My question is that can I install window8 graphic driver in windows 10.


Sent from my Moto G 2014 using Tapatalk


----------



## Triple6 (Dec 26, 2002)

Yes, install the Windows 8 driver.


----------



## neeraj121y (Sep 5, 2016)

Not installing even this driver is provided by dell , error Does not meet minimum requirements. 

Sent from my Moto G 2014 using Tapatalk


----------



## Triple6 (Dec 26, 2002)

Unfortunately Intel doesn't officially support that model with Windows 10. You could try manually installing it. You need to look in the directory the Dell driver extracts too, and use this method: http://www.intel.com/content/www/us/en/support/graphics-drivers/000005629.html

Or go back to Windows 8.


----------



## flavallee (May 12, 2002)

> I have window, 10 installed on my dell vostro 1540, with intel i3 m370.

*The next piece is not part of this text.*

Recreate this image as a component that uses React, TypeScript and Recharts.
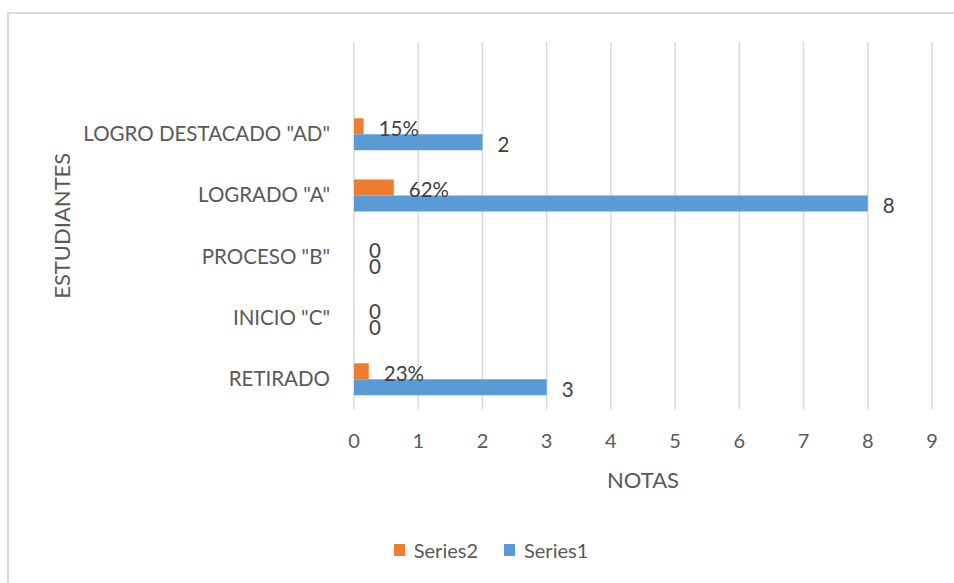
import React from "react";
import { BarChart, Bar, XAxis, YAxis, CartesianGrid, LabelList, Label } from "recharts";

const categories = ["", 'LOGRO DESTACADO "AD"', 'LOGRADO "A"', 'PROCESO "B"', 'INICIO "C"', "RETIRADO"];
const series1Values: (number | null)[] = [null, 2, 8, 0, 0, 3];
const series2Values: (number | null)[] = [null, 0.15, 0.62, 0, 0, 0.23];
const xTicks = [0, 1, 2, 3, 4, 5, 6, 7, 8, 9];
const series1Name = "Series1";
const series2Name = "Series2";
const xTitle = "NOTAS";
const yTitle = "ESTUDIANTES";

const data = categories.map((name, i) => ({
  name,
  s1: series1Values[i],
  s2: series2Values[i],
}));

const FONT = "Lato, 'Open Sans', sans-serif";
const ORANGE = "#ED7D31";
const BLUE = "#5B9BD5";

const makeLabel = (fmt: (v: number) => string) => (props: any) => {
  const { x, y, width, height, value } = props;
  if (value === null || value === undefined) return null;
  const fs = 20.5;
  return (
    <text
      x={Number(x) + Math.max(0, Number(width) || 0) + 15}
      y={Number(y) + Number(height) / 2 + 0.36 * fs + 2}
      fill="#404040"
      fontSize={fs}
      fontFamily={FONT}
      textAnchor="start"
    >
      {fmt(Number(value))}
    </text>
  );
};

const pctFmt = (v: number) => (v === 0 ? "0" : `${Math.round(v * 100)}%`);
const numFmt = (v: number) => `${v}`;

export default function App() {
  return (
    <div
      style={{
        position: "absolute",
        left: 0,
        top: 0,
        width: 954,
        height: 583,
        overflow: "hidden",
        background: "#fff",
        fontFamily: FONT,
      }}
    >
      <div
        style={{
          position: "absolute",
          left: 7,
          top: 12,
          width: 1200,
          height: 1200,
          borderTop: "2px solid #d9d9d9",
          borderLeft: "2px solid #d9d9d9",
        }}
      />
      <div style={{ position: "absolute", left: 0, top: 0 }}>
        <BarChart
          width={954}
          height={583}
          data={data}
          layout="vertical"
          margin={{ top: 42, right: 22, left: 0, bottom: 73.5 }}
          barGap={0}
        >
          <CartesianGrid horizontal={false} vertical={true} stroke="#d9d9d9" strokeWidth={1.5} />
          <XAxis
            type="number"
            domain={[0, 9]}
            ticks={xTicks}
            interval={0}
            axisLine={false}
            tickLine={false}
            tickSize={0}
            tickMargin={24}
            height={100}
            tick={{ fill: "#595959", fontSize: 20, fontFamily: FONT }}
          >
            <Label
              content={(p: any) => {
                const vb = p.viewBox;
                return (
                  <text
                    x={vb.x + vb.width / 2}
                    y={vb.y + 78}
                    textAnchor="middle"
                    fill="#595959"
                    fontSize={22}
                    fontFamily={FONT}
                  >
                    {xTitle}
                  </text>
                );
              }}
            />
          </XAxis>
          <YAxis
            type="category"
            dataKey="name"
            width={354}
            interval={0}
            axisLine={false}
            tickLine={false}
            tickSize={0}
            tickMargin={24}
            tick={{ fill: "#595959", fontSize: 20.5, fontFamily: FONT }}
          >
            <Label
              content={(p: any) => {
                const vb = p.viewBox;
                const cx = vb.x + 70;
                const cy = vb.y + vb.height / 2;
                return (
                  <text
                    x={cx}
                    y={cy}
                    transform={`rotate(-90 ${cx} ${cy})`}
                    textAnchor="middle"
                    fill="#595959"
                    fontSize={22}
                    fontFamily={FONT}
                  >
                    {yTitle}
                  </text>
                );
              }}
            />
          </YAxis>
          <Bar dataKey="s2" name={series2Name} fill={ORANGE} barSize={16} minPointSize={0.01} isAnimationActive={false}>
            <LabelList dataKey="s2" content={makeLabel(pctFmt)} />
          </Bar>
          <Bar dataKey="s1" name={series1Name} fill={BLUE} barSize={16} minPointSize={0.01} isAnimationActive={false}>
            <LabelList dataKey="s1" content={makeLabel(numFmt)} />
          </Bar>
        </BarChart>
      </div>
      <div
        style={{
          position: "absolute",
          left: 0,
          top: 538,
          width: 982,
          display: "flex",
          justifyContent: "center",
          alignItems: "center",
          fontSize: 20,
          color: "#595959",
          fontFamily: FONT,
        }}
      >
        {[
          { name: series2Name, color: ORANGE },
          { name: series1Name, color: BLUE },
        ].map((it, i) => (
          <div
            key={it.name}
            style={{ display: "flex", alignItems: "center", marginLeft: i === 0 ? 0 : 26 }}
          >
            <span style={{ display: "inline-block", width: 11, height: 12, background: it.color, marginRight: 9 }} />
            <span>{it.name}</span>
          </div>
        ))}
      </div>
    </div>
  );
}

Advise us what the exact "service tag" number and/or "express service code" is that's on your *Dell Vostro 1540* laptop.

If your laptop has an *Intel Core i3-370M 2.40 GHz* processor, it has an *Intel HD Graphics* graphics device which has a 500 MHz base frequency and a 667 MHz max dynamic frequency.

Dell never tested that model for Windows 10 and provides no support for it.

--------------------------------------------------------------


----------



## neeraj121y (Sep 5, 2016)

flavallee said:


> Advise us what the exact "service tag" number and/or "express service code" is that's on your *Dell Vostro 1540* laptop.
> 
> If your laptop has an *Intel Core i3-370M 2.40 GHz* processor, it has an *Intel HD Graphics* graphics device which has a 500 MHz base frequency and a 667 MHz max dynamic frequency.
> 
> ...


3YVYFR1 is service tag no.


----------



## neeraj121y (Sep 5, 2016)

Triple6 said:


> Unfortunately Intel doesn't officially support that model with Windows 10. You could try manually installing it. You need to look in the directory the Dell driver extracts too, and use this method: http://www.intel.com/content/www/us/en/support/graphics-drivers/000005629.html
> 
> Or go back to Windows 8.


Ok ,I will try this.

Sent from my Moto G 2014 using Tapatalk


----------



## neeraj121y (Sep 5, 2016)

Recently I updated windows 10 ,in update there was an update for Intel hd graphic driver, 
But after updating and installing again same update is available. 

Another ----After update problem is same while running emulator Your graphic is too old please update require minimum Open Gl2.0. 

Sent from my Moto G 2014 using Tapatalk


----------



## flavallee (May 12, 2002)

> 3YVYFR1 is service tag no.


HERE is your *Dell Vostro 1540* laptop.
According to its system configuration section, it shipped in December 2011 in India and came with the Linux Ubuntu 10.10 operating system.

---------------------------------------------------------------


----------



## neeraj121y (Sep 5, 2016)

flavallee said:


> HERE is your *Dell Vostro 1540* laptop.
> According to its system configuration section, it shipped in December 2011 in India and came with the Linux Ubuntu 10.10 operating system.
> 
> ---------------------------------------------------------------


I already saw that, no drivers for windows10.


----------



## Triple6 (Dec 26, 2002)

If Windows Update doesn't have a driver then your only other option with Windows 10 is forcing the Windows 8 driver to install. After that you could consider going back to Windows 8.1.


----------